- **WHAT IS EXPECTED**
Extract the whole listing as it stands. Do not include the pictures.

- **DATA FOR THIS EXERCISE**
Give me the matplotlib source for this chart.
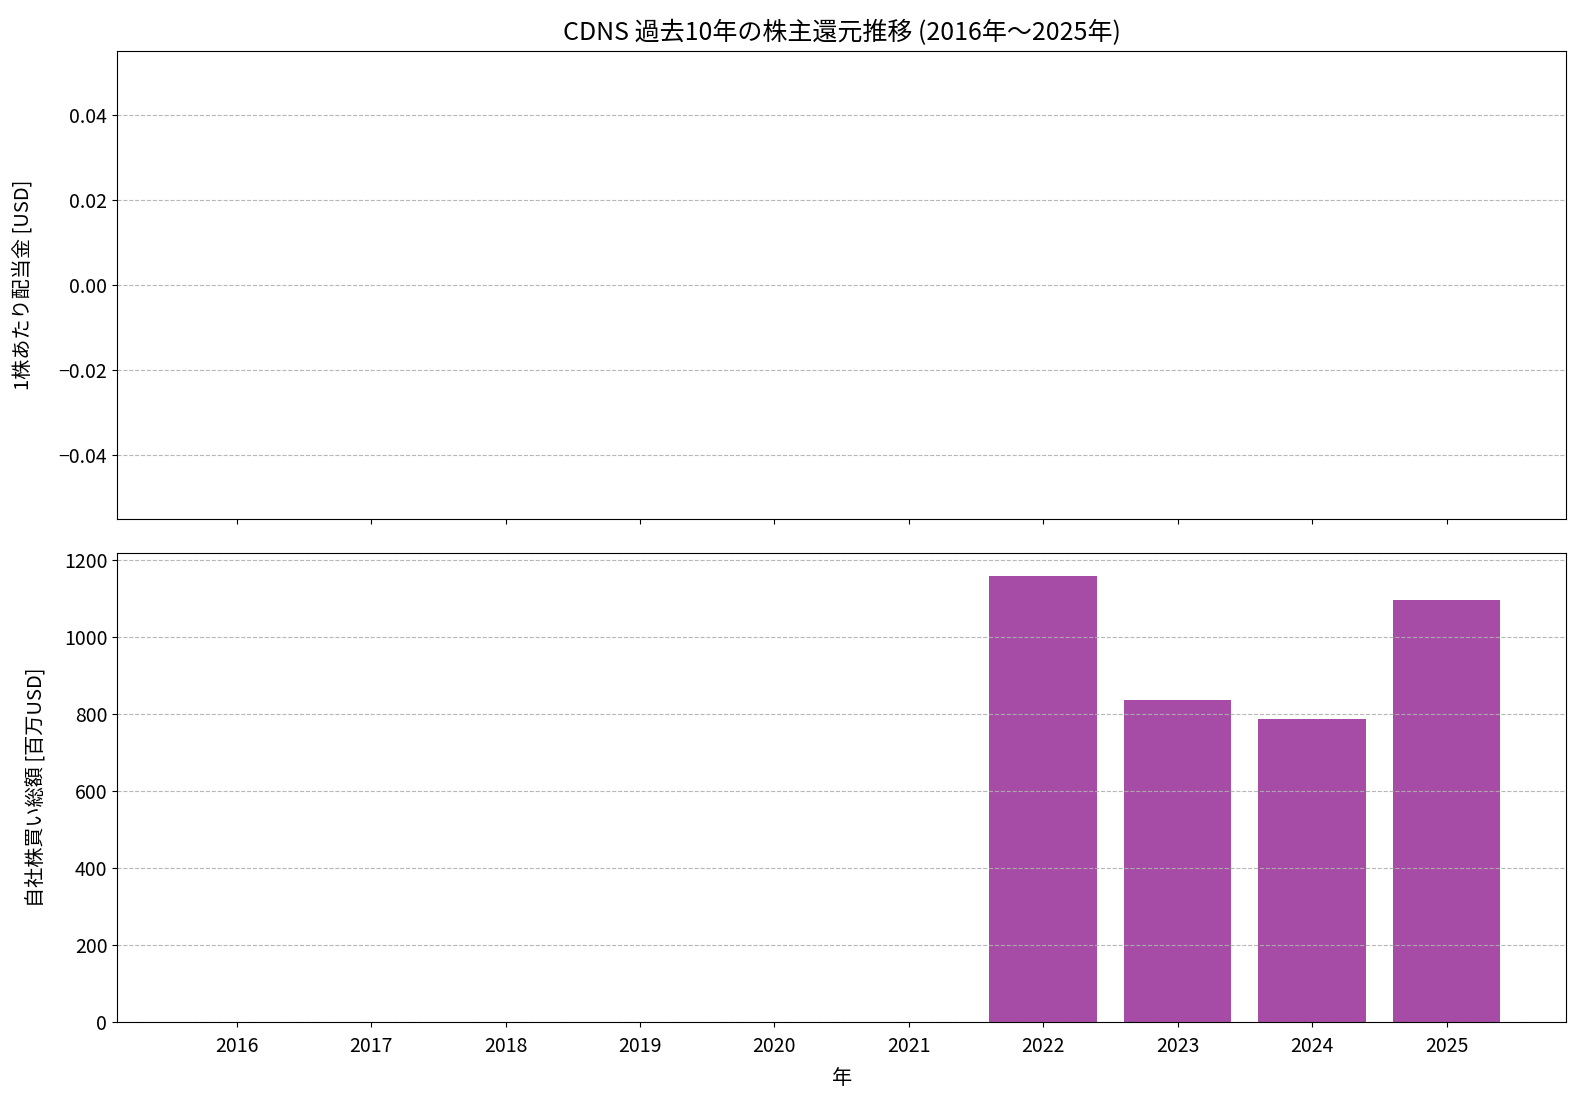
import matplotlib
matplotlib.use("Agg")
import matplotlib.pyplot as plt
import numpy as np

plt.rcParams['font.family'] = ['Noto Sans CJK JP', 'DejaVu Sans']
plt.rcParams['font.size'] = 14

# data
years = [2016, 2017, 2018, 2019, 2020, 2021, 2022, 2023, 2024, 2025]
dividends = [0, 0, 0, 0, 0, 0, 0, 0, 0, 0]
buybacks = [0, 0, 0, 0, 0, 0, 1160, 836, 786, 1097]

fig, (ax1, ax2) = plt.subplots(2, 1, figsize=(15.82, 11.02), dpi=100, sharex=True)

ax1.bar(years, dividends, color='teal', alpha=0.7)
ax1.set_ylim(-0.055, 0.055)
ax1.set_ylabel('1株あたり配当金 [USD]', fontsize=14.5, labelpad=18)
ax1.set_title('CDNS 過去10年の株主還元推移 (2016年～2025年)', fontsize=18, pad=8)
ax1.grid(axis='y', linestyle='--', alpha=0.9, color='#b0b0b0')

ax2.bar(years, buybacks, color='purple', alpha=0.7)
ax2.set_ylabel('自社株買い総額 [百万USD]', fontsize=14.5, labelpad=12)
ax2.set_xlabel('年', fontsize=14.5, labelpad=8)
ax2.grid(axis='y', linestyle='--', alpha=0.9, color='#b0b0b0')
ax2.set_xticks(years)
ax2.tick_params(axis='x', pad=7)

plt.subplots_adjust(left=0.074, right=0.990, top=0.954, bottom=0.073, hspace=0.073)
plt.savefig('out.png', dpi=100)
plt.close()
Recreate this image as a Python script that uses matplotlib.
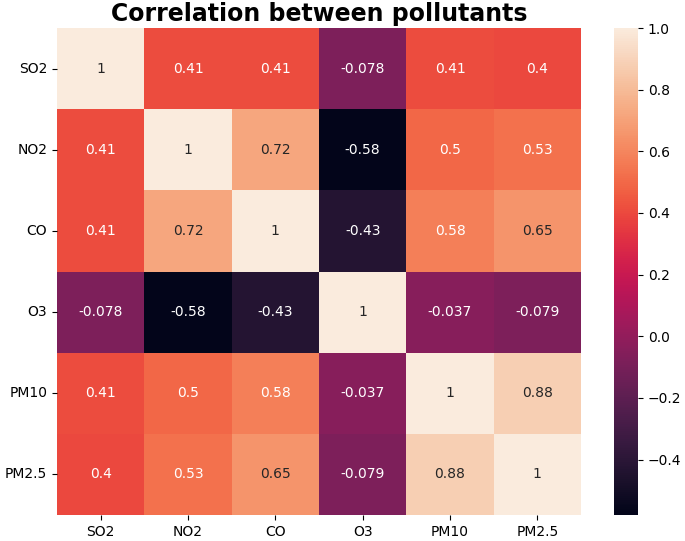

- **FULL SOLUTION**
Give me the matplotlib source for this chart.
import matplotlib
matplotlib.use("Agg")
import matplotlib.pyplot as plt
import numpy as np

plt.rcParams['font.family'] = ['Noto Sans CJK JP', 'DejaVu Sans']
plt.rcParams['font.size'] = 14

# data
years = [2016, 2017, 2018, 2019, 2020, 2021, 2022, 2023, 2024, 2025]
dividends = [0, 0, 0, 0, 0, 0, 0, 0, 0, 0]
buybacks = [0, 0, 0, 0, 0, 0, 1160, 836, 786, 1097]

fig, (ax1, ax2) = plt.subplots(2, 1, figsize=(15.82, 11.02), dpi=100, sharex=True)

ax1.bar(years, dividends, color='teal', alpha=0.7)
ax1.set_ylim(-0.055, 0.055)
ax1.set_ylabel('1株あたり配当金 [USD]', fontsize=14.5, labelpad=18)
ax1.set_title('CDNS 過去10年の株主還元推移 (2016年～2025年)', fontsize=18, pad=8)
ax1.grid(axis='y', linestyle='--', alpha=0.9, color='#b0b0b0')

ax2.bar(years, buybacks, color='purple', alpha=0.7)
ax2.set_ylabel('自社株買い総額 [百万USD]', fontsize=14.5, labelpad=12)
ax2.set_xlabel('年', fontsize=14.5, labelpad=8)
ax2.grid(axis='y', linestyle='--', alpha=0.9, color='#b0b0b0')
ax2.set_xticks(years)
ax2.tick_params(axis='x', pad=7)

plt.subplots_adjust(left=0.074, right=0.990, top=0.954, bottom=0.073, hspace=0.073)
plt.savefig('out.png', dpi=100)
plt.close()
Recreate this image as a Python script that uses matplotlib.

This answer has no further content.